### Exercise aim
Retype, exactly as they stand, the lines from the start of the data to the line that contains "y_scale = alt.Scale(domain=[0, 9575], nice=False)", both ends included. Leave the pictures out.

---

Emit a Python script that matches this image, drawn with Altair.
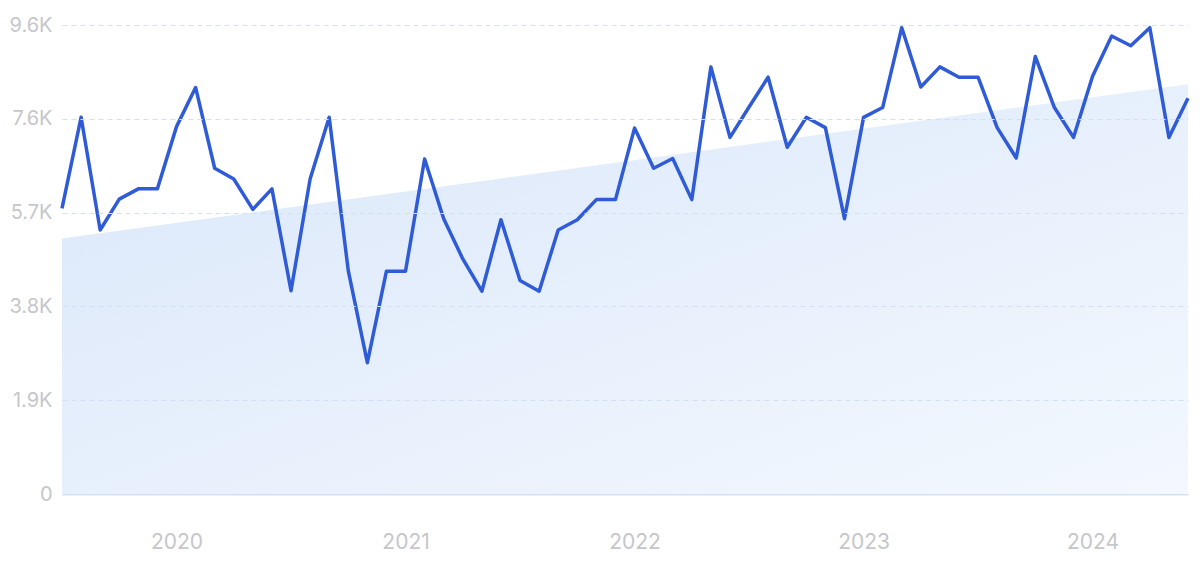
import altair as alt
import pandas as pd

# Monthly values, Jul 2019 .. Jun 2024
months = pd.date_range("2019-07-01", "2024-06-01", freq="MS").strftime("%Y-%m").tolist()
values = [
    5830, 7690, 5390, 6020, 6230, 6230, 7500, 8300, 6650, 6430,
    5810, 6230, 4150, 6430, 7690, 4560, 2680, 4550, 4550, 6840,
    5620, 4800, 4140, 5600, 4360, 4140, 5390, 5600, 6010, 6010,
    7470, 6650, 6850, 6010, 8720, 7280, 7900, 8510, 7080, 7690,
    7480, 5620, 7690, 7890, 9520, 8310, 8720, 8510, 8510, 7480,
    6860, 8930, 7890, 7280, 8530, 9350, 9150, 9520, 7280, 8080,
]
trend_start = 5215
trend_end = 8366

y_ticks = [0, 1915, 3830, 5745, 7660, 9575]
y_labels = ["0", "1.9K", "3.8K", "5.7K", "7.6K", "9.6K"]
x_ticks = [6, 18, 30, 42, 54]
x_labels = ["2020", "2021", "2022", "2023", "2024"]

df = pd.DataFrame({"i": list(range(len(values))), "month": months, "value": values})
trend = pd.DataFrame({"i": [0, len(values) - 1], "value": [trend_start, trend_end]})


def label_expr(ticks, labels):
    expr = "''"
    for t, l in reversed(list(zip(ticks, labels))):
        expr = f"datum.value == {t} ? '{l}' : ({expr})"
    return expr


FONT = "Inter"
LABEL_COLOR = "#c6c6cb"

x_enc = alt.X(
    "i:Q",
    scale=alt.Scale(domain=[0, len(values) - 1], nice=False, zero=False),
    axis=alt.Axis(
        values=x_ticks,
        labelExpr=label_expr(x_ticks, x_labels),
        grid=False,
        ticks=False,
        domain=True,
        domainColor="#d4e2f6",
        domainWidth=2,
        labelFont=FONT,
        labelFontSize=21,
        labelColor=LABEL_COLOR,
        labelPadding=37,
        title=None,
    ),
)
y_scale = alt.Scale(domain=[0, 9575], nice=False)

area = alt.Chart(trend).mark_area(
    color=alt.Gradient(
        gradient="linear",
        stops=[
            alt.GradientStop(color="#dae7fa", offset=0),
            alt.GradientStop(color="#f3f8fe", offset=1),
        ],
        x1=0, x2=1, y1=0, y2=1,
    ),
    opacity=1,
).encode(
    x=x_enc,
    y=alt.Y(
        "value:Q",
        scale=y_scale,
        axis=alt.Axis(
            values=y_ticks,
            labelExpr=label_expr(y_ticks, y_labels),
            grid=True,
            gridColor="#d3dff2",
            gridDash=[5, 4],
            gridWidth=1,
            ticks=False,
            domain=False,
            labelFont=FONT,
            labelFontSize=20,
            labelColor=LABEL_COLOR,
            labelPadding=10,
            title=None,
            zindex=1,
        ),
    ),
)

line = alt.Chart(df).mark_line(color="#2f5cd6", strokeWidth=3.5, strokeJoin="round").encode(
    x="i:Q",
    y=alt.Y("value:Q", scale=y_scale),
)

chart = (
    alt.layer(area, line)
    .properties(
        width=1126,
        height=469,
        autosize=alt.AutoSizeParams(type="none"),
        padding={"left": 54, "top": 17, "right": 4, "bottom": 66},
        background="white",
    )
    .configure_view(stroke=None)
)

chart.save("out.html", embed_options={"renderer": "svg", "actions": False})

---

### Written answer
Emit a Python script that matches this image, drawn with Altair.
import altair as alt
import pandas as pd

# Monthly values, Jul 2019 .. Jun 2024
months = pd.date_range("2019-07-01", "2024-06-01", freq="MS").strftime("%Y-%m").tolist()
values = [
    5830, 7690, 5390, 6020, 6230, 6230, 7500, 8300, 6650, 6430,
    5810, 6230, 4150, 6430, 7690, 4560, 2680, 4550, 4550, 6840,
    5620, 4800, 4140, 5600, 4360, 4140, 5390, 5600, 6010, 6010,
    7470, 6650, 6850, 6010, 8720, 7280, 7900, 8510, 7080, 7690,
    7480, 5620, 7690, 7890, 9520, 8310, 8720, 8510, 8510, 7480,
    6860, 8930, 7890, 7280, 8530, 9350, 9150, 9520, 7280, 8080,
]
trend_start = 5215
trend_end = 8366

y_ticks = [0, 1915, 3830, 5745, 7660, 9575]
y_labels = ["0", "1.9K", "3.8K", "5.7K", "7.6K", "9.6K"]
x_ticks = [6, 18, 30, 42, 54]
x_labels = ["2020", "2021", "2022", "2023", "2024"]

df = pd.DataFrame({"i": list(range(len(values))), "month": months, "value": values})
trend = pd.DataFrame({"i": [0, len(values) - 1], "value": [trend_start, trend_end]})


def label_expr(ticks, labels):
    expr = "''"
    for t, l in reversed(list(zip(ticks, labels))):
        expr = f"datum.value == {t} ? '{l}' : ({expr})"
    return expr


FONT = "Inter"
LABEL_COLOR = "#c6c6cb"

x_enc = alt.X(
    "i:Q",
    scale=alt.Scale(domain=[0, len(values) - 1], nice=False, zero=False),
    axis=alt.Axis(
        values=x_ticks,
        labelExpr=label_expr(x_ticks, x_labels),
        grid=False,
        ticks=False,
        domain=True,
        domainColor="#d4e2f6",
        domainWidth=2,
        labelFont=FONT,
        labelFontSize=21,
        labelColor=LABEL_COLOR,
        labelPadding=37,
        title=None,
    ),
)
y_scale = alt.Scale(domain=[0, 9575], nice=False)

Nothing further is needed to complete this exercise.